State persists between runs in trailing_stops.json. When a position is closed, its entry gets cleaned up. When the daemon wakes up every 30 minutes, it loads the latest water marks, checks current prices, and decides if anything needs to exit.
What the Portfolio Looks Like Under the New Rules
Here's an approximate view of what ATR-based stops would look like for our current 10 positions (based on recent volatility):
| Symbol | Type | Current P&L | Old Stop | New Stop (approx) |
|---|---|---|---|---|
| TIP | Bond | +0.4% | -3.0% | ~-0.6% |
| XLU | Utilities | +0.6% | -3.0% | ~-2.0% |
| XLE | Energy | +1.2% | -3.0% | ~-3.8% |
| USO | Oil | +2.1% | -3.0% | ~-5.0% |
| GLD | Gold | +2.4% | -3.0% | ~-3.4% |
| SPY | Short | -2.6% | -3.0% | ~-2.4% |
The tightest stops go to the lowest-volatility instruments (TIP, XLU). The widest go to the instruments that naturally swing more (USO, XLE). And the ceiling is gone. No more +8% cap.
Would This Have Saved Us?
Looking back at our 5 closed trades so far:
XAR stopped out at -3.1% on Day 3. XAR's ATR-based stop would have been roughly -4.5%. That exit would not have triggered. XAR is now at +4.0%. The old rule cost us.

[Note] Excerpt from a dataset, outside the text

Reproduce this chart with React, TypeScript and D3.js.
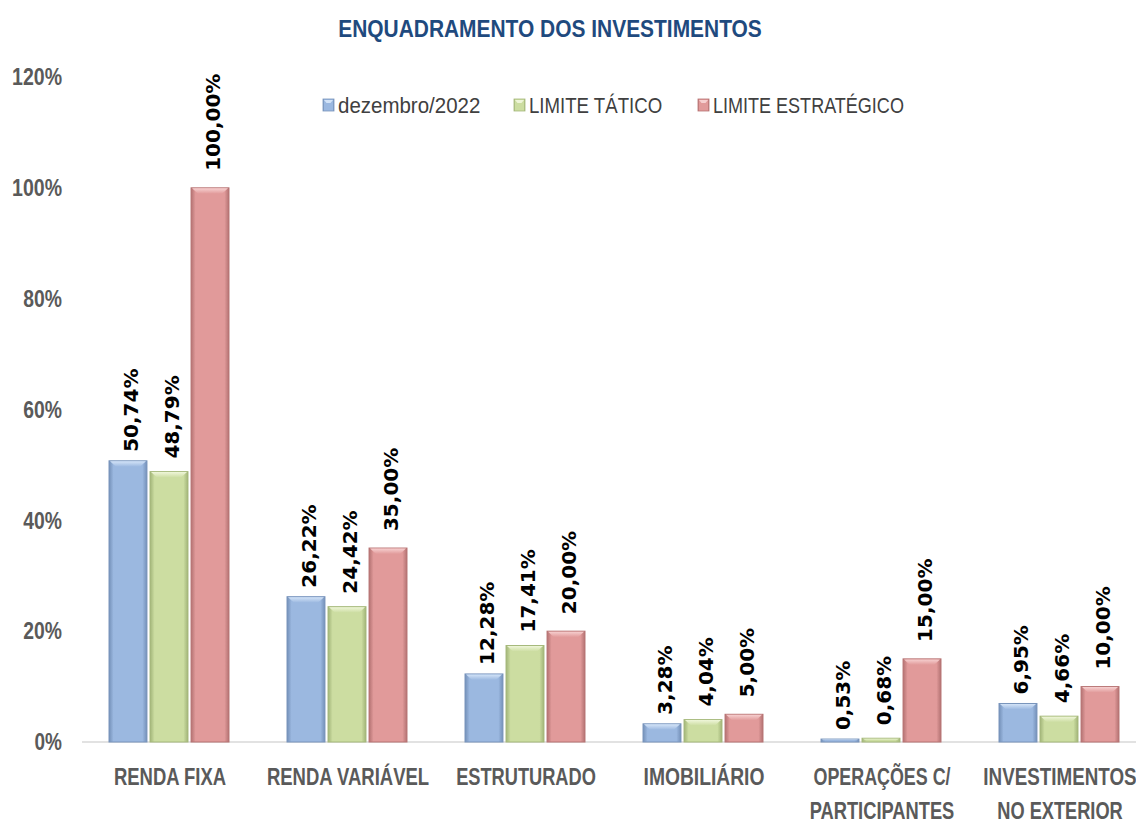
import * as d3 from "d3";

const categories = [
  "RENDA FIXA",
  "RENDA VARIÁVEL",
  "ESTRUTURADO",
  "IMOBILIÁRIO",
  "OPERAÇÕES C/\nPARTICIPANTES",
  "INVESTIMENTOS\nNO EXTERIOR",
];
const seriesNames = ["dezembro/2022", "LIMITE TÁTICO", "LIMITE ESTRATÉGICO"];
const dezembro2022 = [50.74, 26.22, 12.28, 3.28, 0.53, 6.95];
const limiteTatico = [48.79, 24.42, 17.41, 4.04, 0.68, 4.66];
const limiteEstrategico = [100.0, 35.0, 20.0, 5.0, 15.0, 10.0];
const yTicks = [0, 20, 40, 60, 80, 100, 120];

const seriesValues = [dezembro2022, limiteTatico, limiteEstrategico];
const palette = [
  { base: "#9BB8E0", edge: "#7894BC", light: "#D3E3F7", dark: "#7490B8", gap: 9 },
  { base: "#CCDDA1", edge: "#A5B87A", light: "#EEF5D8", dark: "#A1B478", gap: 13 },
  { base: "#E19A9A", edge: "#B77373", light: "#F6CFCF", dark: "#B37272", gap: 17 },
];

const W = 1136;
const H = 820;
const sans = "'Liberation Sans', Arial, sans-serif";

// approximate Calibri advance widths (em) so the squeezed text keeps its look
const calibri: Record<string, number> = {
  A: 0.606, B: 0.561, C: 0.529, D: 0.63, E: 0.488, F: 0.459, G: 0.637, I: 0.267,
  L: 0.423, M: 0.874, N: 0.659, O: 0.676, P: 0.532, Q: 0.686, R: 0.563, S: 0.473,
  T: 0.495, U: 0.653, V: 0.591, X: 0.551, "Á": 0.606, "É": 0.488, "Ç": 0.529,
  "Õ": 0.676, " ": 0.226, "/": 0.386, "%": 0.729, d: 0.525, e: 0.498, z: 0.395,
  m: 0.799, b: 0.525, r: 0.349, o: 0.527,
};
const textW = (s: string, size: number) =>
  d3.sum(Array.from(s), (c) => (/[0-9]/.test(c) ? 0.507 : calibri[c] ?? 0.5)) * size;

const fmt = (v: number) => v.toFixed(2).replace(".", ",") + "%";

export default function App() {
  const x0 = d3
    .scaleBand<string>()
    .domain(categories)
    .range([80, 1148])
    .paddingInner(0.326)
    .paddingOuter(0.163);
  const x1 = d3
    .scaleBand<string>()
    .domain(seriesNames)
    .range([0, x0.bandwidth()])
    .paddingInner(0.075);
  const y = d3.scaleLinear().domain([0, 120]).range([742, 77]);

  const title = "ENQUADRAMENTO DOS INVESTIMENTOS";
  const legendX = [323, 514, 698];

  return (
    <svg
      width={W}
      height={H}
      style={{ position: "absolute", left: 0, top: 0, background: "#fff" }}
    >
      <defs>
        {palette.map((p, i) => (
          <linearGradient key={i} id={`bar${i}`} x1="0" x2="1" y1="0" y2="0">
            <stop offset="0%" stopColor={p.dark} />
            <stop offset="12%" stopColor={p.base} />
            <stop offset="88%" stopColor={p.base} />
            <stop offset="100%" stopColor={p.dark} />
          </linearGradient>
        ))}
        {palette.map((p, i) => (
          <linearGradient key={i} id={`top${i}`} x1="0" x2="0" y1="0" y2="1">
            <stop offset="0%" stopColor={p.light} />
            <stop offset="100%" stopColor={p.base} />
          </linearGradient>
        ))}
      </defs>

      <text
        x={550}
        y={37}
        textAnchor="middle"
        fontFamily={sans}
        fontWeight="bold"
        fontSize={23.5}
        fill="#1F4A7E"
        textLength={textW(title, 24.6)}
        lengthAdjust="spacingAndGlyphs"
      >
        {title}
      </text>

      {/* legend */}
      {seriesNames.map((s, i) => {
        const p = palette[i];
        return (
          <g key={s} transform={`translate(${legendX[i]},105)`}>
            <rect x={0} y={-6} width={11} height={12} fill={`url(#bar${i})`} stroke={p.edge} strokeWidth={0.8} />
            <path d="M1,-5 L10,-5 L7.5,-2 L3.5,-2 Z" fill={p.light} />
            <text
              x={15}
              y={8}
              fontFamily={sans}
              fontSize={22}
              fill="#404040"
              textLength={textW(s, 21.8)}
              lengthAdjust="spacingAndGlyphs"
            >
              {s}
            </text>
          </g>
        );
      })}

      {/* y ticks */}
      {yTicks.map((t) => (
        <text
          key={t}
          x={62}
          y={y(t)}
          dy="0.36em"
          textAnchor="end"
          fontFamily={sans}
          fontWeight="bold"
          fontSize={23}
          fill="#5A5A5A"
          textLength={textW(`${t}%`, 22.2)}
          lengthAdjust="spacingAndGlyphs"
        >
          {t}%
        </text>
      ))}

      {/* baseline */}
      <line x1={82} x2={W} y1={y(0)} y2={y(0)} stroke="#D9D9D9" strokeWidth={1.5} />

      {/* bars */}
      {categories.map((c, ci) => (
        <g key={c} transform={`translate(${x0(c)},0)`}>
          {seriesNames.map((s, si) => {
            const v = seriesValues[si][ci];
            const bx = x1(s) as number;
            const bw = x1.bandwidth();
            const top = y(v);
            const h = y(0) - top;
            const b = Math.min(6, h / 2);
            const p = palette[si];
            return (
              <g key={s}>
                <rect
                  x={bx}
                  y={top}
                  width={bw}
                  height={h}
                  fill={`url(#bar${si})`}
                  stroke={p.edge}
                  strokeWidth={1}
                />
                <path
                  d={`M${bx + 1},${top + 0.5} L${bx + bw - 1},${top + 0.5} L${bx + bw - 1 - b},${top + b} L${bx + 1 + b},${top + b} Z`}
                  fill={`url(#top${si})`}
                />
                <text
                  transform={`translate(${bx + bw / 2 + 2.5},${top - p.gap}) rotate(-90)`}
                  dy="0.36em"
                  fontFamily="'DejaVu Sans', Verdana, sans-serif"
                  fontWeight="bold"
                  fontSize={20}
                  fill="#000"
                >
                  {fmt(v)}
                </text>
              </g>
            );
          })}
          {c.split("\n").map((line, li) => (
            <text
              key={li}
              x={x0.bandwidth() / 2 + 1}
              y={785 + li * 34}
              textAnchor="middle"
              fontFamily={sans}
              fontWeight="bold"
              fontSize={23}
              fill="#5A5A5A"
              textLength={textW(line, 22.2)}
              lengthAdjust="spacingAndGlyphs"
            >
              {line}
            </text>
          ))}
        </g>
      ))}
    </svg>
  );
}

XLE stopped out twice (at -4.0% and -3.2%). XLE's ATR stop would be about -3.8%. The first exit still would have triggered (it was at -4.0%). The second one at -3.2% would NOT have triggered. XLE is now at +1.2%. One saved, one still caught.
ITA stopped out at -3.1%. ITA's ATR stop would be roughly -3.5%. Wouldn't have triggered. ITA is now at +3.0%. Another one saved.
USO hit +8.0% take profit. Under trailing stops, that exit wouldn't have happened. USO is now at +2.1% (it pulled back from the +8% peak). Trailing stop would have captured the reversal and exited somewhere around +5-6%. Better than the flat take-profit? Depends on whether USO was going to run further. In this case, the take profit actually worked, but the trailing stop would have given it the chance to keep running.
Net: at least 2 of our 4 stop-loss exits would have been avoided, and those positions are now profitable. That's the whole point.
The Takeaway
Flat risk rules are a starting point, not a destination. They're easy to implement and easy to reason about. But they punish volatile instruments by stopping them out on normal noise, and they punish trending instruments by capping gains at an arbitrary level.
ATR-based trailing stops aren't magic. You can still get whipsawed. Volatile instruments will still have wider stops, which means larger potential losses per trade. But at least the system now speaks each instrument's language instead of forcing everything into the same box.
The daemon runs every 30 minutes. Next time it fires, each position will get its own ATR-calibrated trailing stop, persisted between runs, ratcheting in our favor. We'll see how it performs over the next week compared to the first week's flat rules.
Flat risk rules are a starting point, not a destination. The market speaks a different language for every instrument. Your job is to learn each one.